◆ **AIM**
Return the material exactly, first line through the line containing "import plotly.graph_objects as go", and nothing more. Pictures stay out.

* BEGIN STORED DATA *

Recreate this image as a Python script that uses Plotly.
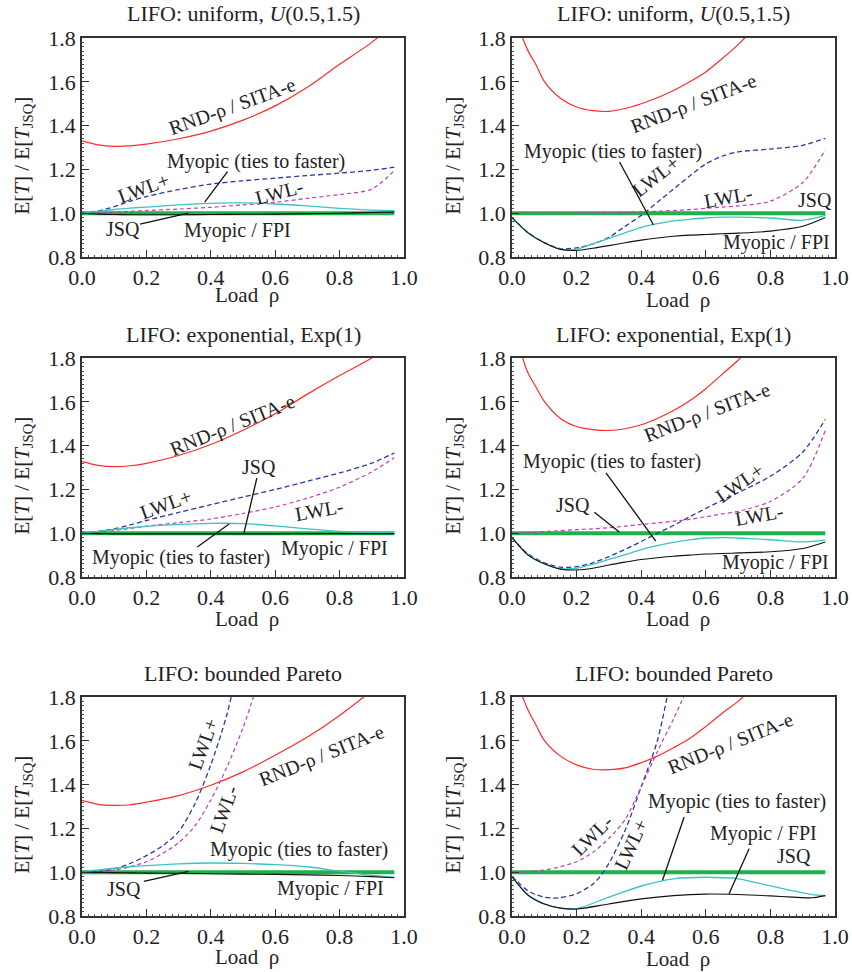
import plotly.graph_objects as go

# ---------------- data ----------------
RHO = [0.0, 0.05, 0.1, 0.15, 0.2, 0.3, 0.4, 0.5, 0.6, 0.7, 0.8, 0.9, 0.97]
RHO2 = [0.0, 0.05, 0.1, 0.15, 0.2, 0.25, 0.3, 0.35, 0.4, 0.45, 0.5, 0.55, 0.6, 0.65, 0.7, 0.8, 0.9, 0.97]
RHO_RED = [0.0, 0.033, 0.05, 0.075, 0.1, 0.15, 0.2, 0.25, 0.3, 0.35, 0.4, 0.45, 0.5, 0.55, 0.6, 0.65, 0.7, 0.75]
RHO_LWL = [0.0, 0.05, 0.1, 0.15, 0.2, 0.25, 0.3, 0.35, 0.4, 0.45, 0.5, 0.55]
RHO_BRB = [0.0, 0.025, 0.05, 0.075, 0.1, 0.125, 0.15, 0.2, 0.25, 0.275, 0.3, 0.35, 0.4, 0.45, 0.5]
RHO_BRM = [0.0, 0.05, 0.1, 0.15, 0.2, 0.3, 0.4, 0.5, 0.6, 0.7, 0.8, 0.87, 0.93, 0.97]
JSQ_X = [0.0, 0.97]
JSQ_Y = [1.0, 1.0]

# panel 1: uniform, left
p1_red = [1.33, 1.312, 1.305, 1.307, 1.315, 1.34, 1.375, 1.425, 1.49, 1.575, 1.68, 1.78, 1.87]
p1_lwlp = [1.0, 1.01, 1.03, 1.055, 1.076, 1.108, 1.133, 1.148, 1.16, 1.172, 1.183, 1.196, 1.21]
p1_lwlm = [1.0, 1.002, 1.005, 1.008, 1.012, 1.019, 1.027, 1.038, 1.05, 1.068, 1.085, 1.11, 1.195]
p1_myt = [1.0, 1.008, 1.017, 1.023, 1.028, 1.038, 1.045, 1.047, 1.042, 1.033, 1.022, 1.014, 1.012]
p1_fpi = [1.0, 0.996, 0.994, 0.993, 0.993, 0.993, 0.994, 0.995, 0.996, 0.998, 1.0, 1.003, 1.005]

# panel 2: uniform, right
p2_red = [1.95, 1.8, 1.74, 1.676, 1.602, 1.525, 1.485, 1.468, 1.465, 1.478, 1.5, 1.527, 1.56, 1.6, 1.645, 1.705, 1.77, 1.845]
p2_lwlp = [0.98, 0.91, 0.866, 0.838, 0.842, 0.86, 0.89, 0.94, 0.99, 1.05, 1.11, 1.17, 1.225, 1.26, 1.28, 1.293, 1.31, 1.342]
p2_lwlm = [1.0, 1.0, 1.0, 1.0, 1.001, 1.002, 1.003, 1.004, 1.006, 1.009, 1.012, 1.016, 1.022, 1.028, 1.033, 1.055, 1.14, 1.29]
p2_myt = [0.98, 0.91, 0.865, 0.836, 0.836, 0.86, 0.885, 0.91, 0.935, 0.952, 0.965, 0.972, 0.978, 0.982, 0.982, 0.978, 0.968, 0.99]
p2_fpi = [0.98, 0.91, 0.865, 0.835, 0.83, 0.84, 0.852, 0.865, 0.877, 0.887, 0.895, 0.9, 0.903, 0.906, 0.909, 0.918, 0.94, 0.98]

# panel 3: exponential, left
p3_red = [1.327, 1.31, 1.304, 1.308, 1.319, 1.355, 1.405, 1.47, 1.545, 1.635, 1.72, 1.8, 1.87]
p3_lwlp = [1.0, 1.008, 1.02, 1.038, 1.058, 1.095, 1.13, 1.165, 1.2, 1.237, 1.275, 1.32, 1.366]
p3_lwlm = [1.0, 1.005, 1.012, 1.022, 1.032, 1.048, 1.065, 1.09, 1.12, 1.16, 1.21, 1.28, 1.345]
p3_myt = [1.0, 1.008, 1.017, 1.025, 1.031, 1.04, 1.045, 1.044, 1.033, 1.02, 1.008, 1.003, 1.003]
p3_fpi = [1.0, 0.998, 0.997, 0.997, 0.997, 0.997, 0.997, 0.997, 0.997, 0.998, 0.998, 0.998, 0.998]

# panel 4: exponential, right
p4_red = [1.98, 1.8, 1.73, 1.665, 1.602, 1.524, 1.487, 1.473, 1.469, 1.477, 1.495, 1.524, 1.56, 1.605, 1.66, 1.725, 1.79, 1.865]
p4_lwlp = [0.98, 0.905, 0.865, 0.845, 0.847, 0.865, 0.893, 0.926, 0.962, 1.0, 1.035, 1.075, 1.113, 1.15, 1.185, 1.26, 1.37, 1.52]
p4_lwlm = [1.0, 1.003, 1.007, 1.012, 1.016, 1.02, 1.025, 1.032, 1.04, 1.047, 1.055, 1.063, 1.075, 1.088, 1.1, 1.145, 1.25, 1.47]
p4_myt = [0.98, 0.9, 0.86, 0.838, 0.84, 0.858, 0.88, 0.902, 0.925, 0.943, 0.958, 0.97, 0.978, 0.98, 0.978, 0.97, 0.96, 0.97]
p4_fpi = [0.98, 0.9, 0.86, 0.836, 0.832, 0.84, 0.855, 0.868, 0.88, 0.888, 0.895, 0.9, 0.905, 0.907, 0.91, 0.915, 0.93, 0.96]

# panel 5: bounded Pareto, left
p5_red = [1.328, 1.31, 1.305, 1.308, 1.32, 1.35, 1.397, 1.458, 1.534, 1.617, 1.716, 1.83, 1.92]
p5_lwlp = [1.0, 1.003, 1.015, 1.04, 1.076, 1.12, 1.185, 1.31, 1.49, 1.72, 2.05, 2.4]
p5_lwlm = [1.0, 1.002, 1.01, 1.025, 1.048, 1.085, 1.135, 1.21, 1.33, 1.48, 1.66, 1.88]
p5_myt = [1.0, 1.01, 1.018, 1.025, 1.03, 1.038, 1.042, 1.04, 1.035, 1.025, 1.005, 0.985, 0.977]
p5_fpi = [1.0, 0.999, 0.998, 0.997, 0.996, 0.995, 0.993, 0.991, 0.99, 0.988, 0.985, 0.98, 0.975]

# panel 6: bounded Pareto, right
p6_red = [1.95, 1.8, 1.74, 1.67, 1.602, 1.53, 1.49, 1.47, 1.468, 1.476, 1.5, 1.53, 1.568, 1.61, 1.665, 1.725, 1.78, 1.85]
p6_lwlp = [0.98, 0.945, 0.915, 0.897, 0.886, 0.882, 0.884, 0.902, 0.945, 0.985, 1.04, 1.19, 1.39, 1.6, 1.95]
p6_lwlm = [1.0, 1.002, 1.01, 1.025, 1.048, 1.09, 1.155, 1.24, 1.39, 1.55, 1.7, 1.86]
p6_myt = [0.98, 0.895, 0.855, 0.836, 0.834, 0.886, 0.937, 0.97, 0.977, 0.97, 0.938, 0.915, 0.898, 0.893]
p6_fpi = [0.98, 0.895, 0.855, 0.836, 0.832, 0.855, 0.878, 0.893, 0.9, 0.898, 0.892, 0.886, 0.883, 0.893]

X_TICKS = [0.0, 0.2, 0.4, 0.6, 0.8, 1.0]
Y_TICKS = [0.8, 1.0, 1.2, 1.4, 1.6, 1.8]
TITLES = ["LIFO: uniform, <i>U</i>(0.5,1.5)", "LIFO: uniform, <i>U</i>(0.5,1.5)",
          "LIFO: exponential, Exp(1)", "LIFO: exponential, Exp(1)",
          "LIFO: bounded Pareto", "LIFO: bounded Pareto"]

PANELS = [
    dict(red=(RHO, p1_red), lwlp=(RHO, p1_lwlp), lwlm=(RHO, p1_lwlm), myt=(RHO, p1_myt), fpi=(RHO, p1_fpi)),
    dict(red=(RHO_RED, p2_red), lwlp=(RHO2, p2_lwlp), lwlm=(RHO2, p2_lwlm), myt=(RHO2, p2_myt), fpi=(RHO2, p2_fpi)),
    dict(red=(RHO, p3_red), lwlp=(RHO, p3_lwlp), lwlm=(RHO, p3_lwlm), myt=(RHO, p3_myt), fpi=(RHO, p3_fpi)),
    dict(red=(RHO_RED, p4_red), lwlp=(RHO2, p4_lwlp), lwlm=(RHO2, p4_lwlm), myt=(RHO2, p4_myt), fpi=(RHO2, p4_fpi)),
    dict(red=(RHO, p5_red), lwlp=(RHO_LWL, p5_lwlp), lwlm=(RHO_LWL, p5_lwlm), myt=(RHO, p5_myt), fpi=(RHO, p5_fpi)),
    dict(red=(RHO_RED, p6_red), lwlp=(RHO_BRB, p6_lwlp), lwlm=(RHO_LWL, p6_lwlm), myt=(RHO_BRM, p6_myt), fpi=(RHO_BRM, p6_fpi)),
]

# curve labels: (text, x, y, angle)
LABELS = [
    [("RND-ρ / SITA-e", 0.467, 1.485, -20), ("Myopic (ties to faster)", 0.54, 1.234, 0),
     ("LWL+", 0.19, 1.115, -20), ("LWL-", 0.613, 1.095, -15), ("JSQ", 0.128, 0.928, 0),
     ("Myopic / FPI", 0.484, 0.923, 0)],
    [("RND-ρ / SITA-e", 0.562, 1.503, -21), ("Myopic (ties to faster)", 0.313, 1.28, 0),
     ("LWL+", 0.445, 1.17, -38), ("LWL-", 0.67, 1.074, -10), ("JSQ", 0.938, 1.06, 0),
     ("Myopic / FPI", 0.82, 0.864, 0)],
    [("RND-ρ / SITA-e", 0.466, 1.494, -22), ("JSQ", 0.549, 1.302, 0),
     ("LWL+", 0.26, 1.135, -20), ("LWL-", 0.738, 1.106, -10),
     ("Myopic (ties to faster)", 0.306, 0.887, 0), ("Myopic / FPI", 0.784, 0.932, 0)],
    [("RND-ρ / SITA-e", 0.605, 1.549, -21), ("Myopic (ties to faster)", 0.311, 1.329, 0),
     ("LWL+", 0.703, 1.23, -35), ("JSQ", 0.188, 1.131, 0), ("LWL-", 0.765, 1.083, -10),
     ("Myopic / FPI", 0.816, 0.865, 0)],
    [("LWL+", 0.375, 1.587, -70), ("LWL-", 0.44, 1.29, -70), ("RND-ρ / SITA-e", 0.745, 1.534, -22),
     ("Myopic (ties to faster)", 0.673, 1.103, 0), ("JSQ", 0.129, 0.925, 0), ("Myopic / FPI", 0.771, 0.925, 0)],
    [("RND-ρ / SITA-e", 0.677, 1.587, -22), ("Myopic (ties to faster)", 0.698, 1.325, 0),
     ("LWL-", 0.249, 1.168, -45), ("LWL+", 0.368, 1.13, -65), ("Myopic / FPI", 0.78, 1.176, 0),
     ("JSQ", 0.873, 1.072, 0)],
]

# pointer lines: (x0, y0, x1, y1)
POINTERS = [
    [(0.452, 1.19, 0.381, 1.051), (0.18, 0.95, 0.33, 1.0)],
    [(0.333, 1.234, 0.438, 0.946)],
    [(0.543, 1.252, 0.503, 1.0), (0.358, 0.937, 0.457, 1.042)],
    [(0.291, 1.276, 0.445, 0.964), (0.255, 1.096, 0.332, 1.005)],
    [(0.192, 0.958, 0.331, 1.004)],
    [(0.533, 1.252, 0.466, 0.963), (0.734, 1.107, 0.672, 0.902)],
]

# ---------------- layout geometry ----------------
W, H = 852, 972
XDOM = [(82 / W, 404 / W), (512 / W, 835 / W)]
YPIX = [(38, 257), (358, 577), (697, 916)]
TITLE_Y = [13, 334, 673]
YTITLE_X = [22, 453]
XTITLE_OFF = [38, 43, 42, 42, 41, 43]

FONT = "Liberation Serif"
C_RED = "#ff2a2a"
C_BLUE = "#2b3a9e"
C_MAG = "#c43cb4"
C_CYAN = "#3cc4c4"
C_GREEN = "#1fb14a"

fig = go.Figure()
annotations = []
shapes = []

for i, pan in enumerate(PANELS):
    row, col = divmod(i, 2)
    n = i + 1
    xa = "x" if n == 1 else f"x{n}"
    ya = "y" if n == 1 else f"y{n}"
    def add(xy, color, width, dash="solid"):
        fig.add_trace(go.Scatter(x=xy[0], y=xy[1], mode="lines", xaxis=xa, yaxis=ya,
                                 line=dict(color=color, width=width, dash=dash, shape="spline", smoothing=0.8),
                                 showlegend=False, hoverinfo="skip"))
    add((JSQ_X, JSQ_Y), C_GREEN, 4)
    add(pan["red"], C_RED, 1.2)
    add(pan["lwlp"], C_BLUE, 1.3, "5px,3px")
    add(pan["lwlm"], C_MAG, 1.2, "4px,3px")
    add(pan["myt"], C_CYAN, 1.3)
    add(pan["fpi"], "#111111", 1.1)

    axcommon = dict(showgrid=False, zeroline=False, showline=True, linecolor="#333", linewidth=1.5,
                    mirror=True, ticks="inside", ticklen=7, tickwidth=1.2, tickcolor="#333",
                    automargin=False, tickfont=dict(family=FONT, size=22, color="#222"))
    ydom = (1 - YPIX[row][1] / H, 1 - YPIX[row][0] / H)
    fig.layout[("xaxis" if n == 1 else f"xaxis{n}")] = dict(
        domain=XDOM[col], range=[0, 1], anchor=ya, tickvals=X_TICKS,
        ticktext=[f"{v:.1f}" for v in X_TICKS],
        minor=dict(ticks="inside", ticklen=2, dtick=0.02, tickcolor="#555"), **axcommon)
    fig.layout[("yaxis" if n == 1 else f"yaxis{n}")] = dict(
        domain=ydom, range=[0.8, 1.8], anchor=xa, tickvals=Y_TICKS,
        ticktext=[f"{v:.1f}" for v in Y_TICKS],
        minor=dict(ticks="inside", ticklen=2, dtick=0.02, tickcolor="#555"), **axcommon)

    xc = (XDOM[col][0] + XDOM[col][1]) / 2
    # panel title
    annotations.append(dict(text=TITLES[i], x=xc, y=1 - TITLE_Y[row] / H, xref="paper", yref="paper",
                            showarrow=False, font=dict(family=FONT, size=22, color="#222"),
                            xanchor="center", yanchor="middle"))
    # x-axis title
    annotations.append(dict(text="Load&nbsp; ρ", x=xc + 4 / W, y=1 - (YPIX[row][1] + XTITLE_OFF[i]) / H,
                            xref="paper", yref="paper", showarrow=False,
                            font=dict(family=FONT, size=21, color="#222"),
                            xanchor="center", yanchor="middle"))
    # y-axis title
    annotations.append(dict(text="E[<i>T</i>] / E[<i>T</i><sub>JSQ</sub>]", x=YTITLE_X[col] / W,
                            y=1 - ((YPIX[row][0] + YPIX[row][1]) / 2 + 8) / H, xref="paper", yref="paper",
                            showarrow=False, textangle=-90, font=dict(family=FONT, size=21, color="#222"),
                            xanchor="center", yanchor="middle"))
    for (txt, lx, ly, ang) in LABELS[i]:
        annotations.append(dict(text=txt, x=lx, y=ly, xref=xa, yref=ya, showarrow=False, textangle=ang,
                                font=dict(family=FONT, size=20, color="#222"),
                                xanchor="center", yanchor="middle"))
    for (x0, y0, x1, y1) in POINTERS[i]:
        shapes.append(dict(type="line", x0=x0, y0=y0, x1=x1, y1=y1, xref=xa, yref=ya,
                           line=dict(color="#111", width=1.3)))

fig.update_layout(template="none", width=W, height=H, margin=dict(l=0, r=0, t=0, b=0, autoexpand=False),
                  paper_bgcolor="white", plot_bgcolor="white", font=dict(family=FONT),
                  annotations=annotations, shapes=shapes, showlegend=False)
fig.write_html("out.html", config={"displayModeBar": False},
               post_script="document.body.style.margin='0';")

* END STORED DATA *

◆ **SOLUTION TO THIS TASK**
Recreate this image as a Python script that uses Plotly.
import plotly.graph_objects as go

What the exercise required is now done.